Members of the Health Policy News (HPN) team attended the NCSL Legislative Summit in Nashville from August 5-8, 2019, learning and sharing our work with legislators and staff from across the country. The trending topics this year that related to PCG’s work were: the impact of recent court cases at both the state and federal level; prescription drug pricing; and surprise balance billing.
NCSL Health Policy Update and Q&A
On Wednesday, August 7th, NCSL policy specialists and members of their HHS State-Federal Affairs team hosted a health policy update and Q&A for legislators and their staff. Generating the majority of discussion was the topic of prescription drug pricing and other ongoing federal efforts to assist consumers with rising healthcare costs—e.g., surprise medical bills and the recently finalized rule on Health Reimbursement Accounts (HRAs).
Prescription Drug Pricing
At the end of July, the current administration released the Safe Importation Action Plan, which gives states the flexibility to create and implement drug importation programs in an attempt to provide lower-cost medications to consumers. The executive order provides two pathways by which drug importation would occur: one allowing states to submit plans for a demonstration and provide evidence that certain cost and safety criteria would be met; and another opening up importation (to approved FDA drug manufacturers) of important medication sold in other countries into the US.
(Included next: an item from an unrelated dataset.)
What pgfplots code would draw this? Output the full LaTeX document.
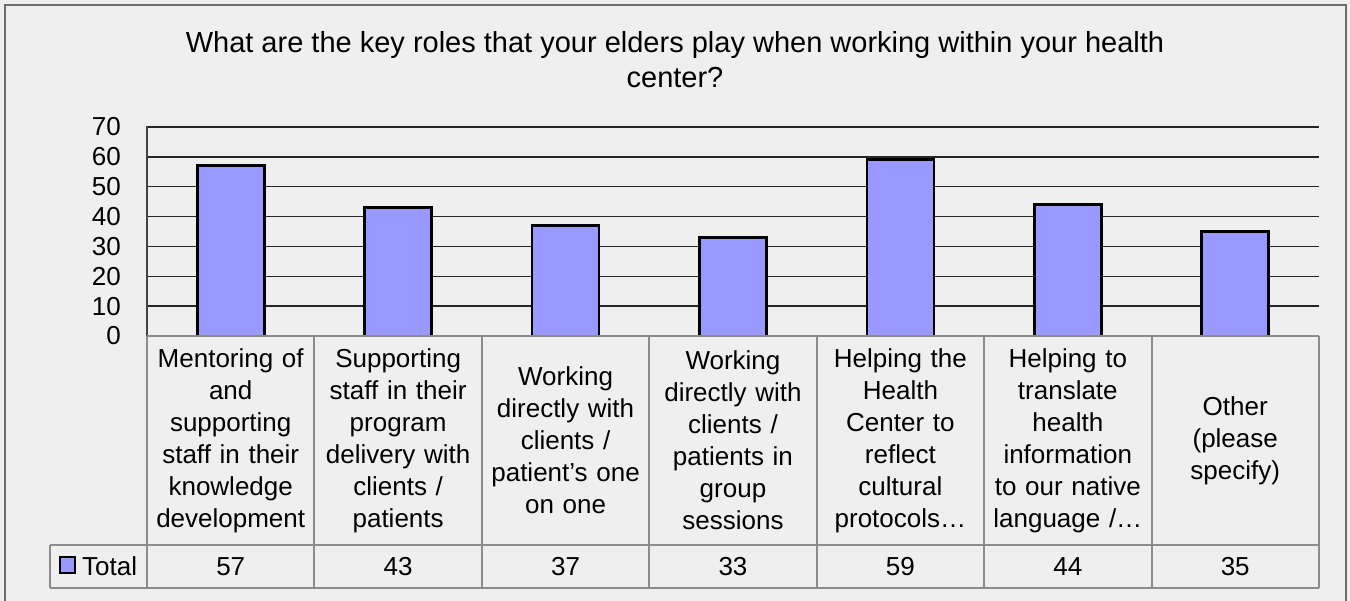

As we previously reported, some states (the first being Vermont) have enacted legislation to study the price impact of drug importation; the hurdle for many was whether or not the U.S. Department of Health and Human Services (HHS) would approve these importation programs. California and Florida also recently passed similar state drug importation studies and have program design plans underway.
HHS and the Department of Labor and Treasury also recently finalized HRA regulation that will permit employers to fund up to $1800 a year for employee use in paying premiums (including excepted benefit plan premiums) as well as allow employees to be reimbursed for certain qualified medical expenses. The new standards will go into effect in January 2020 and are applicable to a broader range of plan types than were previously eligible for HRAs.
Health Policy News Shares Insights into Mental Health Parity and Uniform Prior Authorization
In speaking with legislators, HPN subject matter experts wanted to provide information about tools related to mental health/substance abuse treatment services that we are currently developing with state clients—as well as insights into ways to potentially lower drug costs and improve efficiency of care delivery.
The two items we chose demonstrate were 1) a tool that reviews health products for mental health parity compliance, and 2) the process of moving to a uniform prior authorization process. Both of these topics recently gained support and increased focus in a number of states—and as legislators return to set their state’s health priorities for the upcoming legislative cycle, we know it is particularly helpful for them to see other states’ approaches to certain issues, as well as the steps these states took to achieve goals set out in particular legislation.
Whether you attended NCSL or not, we prepared the following fact sheets to provide insight into how certain states 1) are currently reviewing for mental health parity, or 2) went about moving to a uniform prior authorization form. If, after reviewing the fact sheets below, you have specific questions about your state or would like more information, please email us at email@example.com
Mental Health Parity
In demonstrating our work in mental health parity, we featured our efforts assisting states in ensuring compliance with regulations set forth to ensure equal access to, and coverage of, mental health and substance abuse treatment services. These requirements dictate that commercial health insurance plans and Medicaid plans monitor for parity between medical/surgical benefits (med/surg) and mental health/substance use disorder benefits (MH/SUD).
Most on/off exchange individual and small group plans, as well as some large group plans, are subject to the standards set forth in the Paul Wellstone and Pete Domenici Mental Health Parity and Addiction Equity Act of 2008 (MHPAEA), and, in some instances, the expansion of protections included in the Affordable Care Act. In order to assist states with understanding their obligations to consumers, we put together a brief overview that also contains examples of tools we have used in states to help initiate a compliance review or automate existing review processes.
Uniform Prior Authorization
Prior authorization is a common tool for utilization management and controlling healthcare costs. While approaches to this process are similar across payers, each insurance carrier and public program has its own forms—with variations on questions asked, as well as how they are asked—and processes for submitting and processing those forms.
Healthcare providers report that these payer-specific forms and processes create administrative burden and delay needed treatments. As a result of those concerns, a growing number of states are beginning to implement uniform prior authorization forms, including California, Colorado, Massachusetts, Minnesota, New Hampshire, Oregon, and Texas. As states grapple with how best to reduce healthcare costs, moving to a uniform prior authorization process for some or all prescription-related approvals and/or medical/behavioral health services may reduce the administrative costs and burden associated with prior authorization—a small step towards larger health savings goals.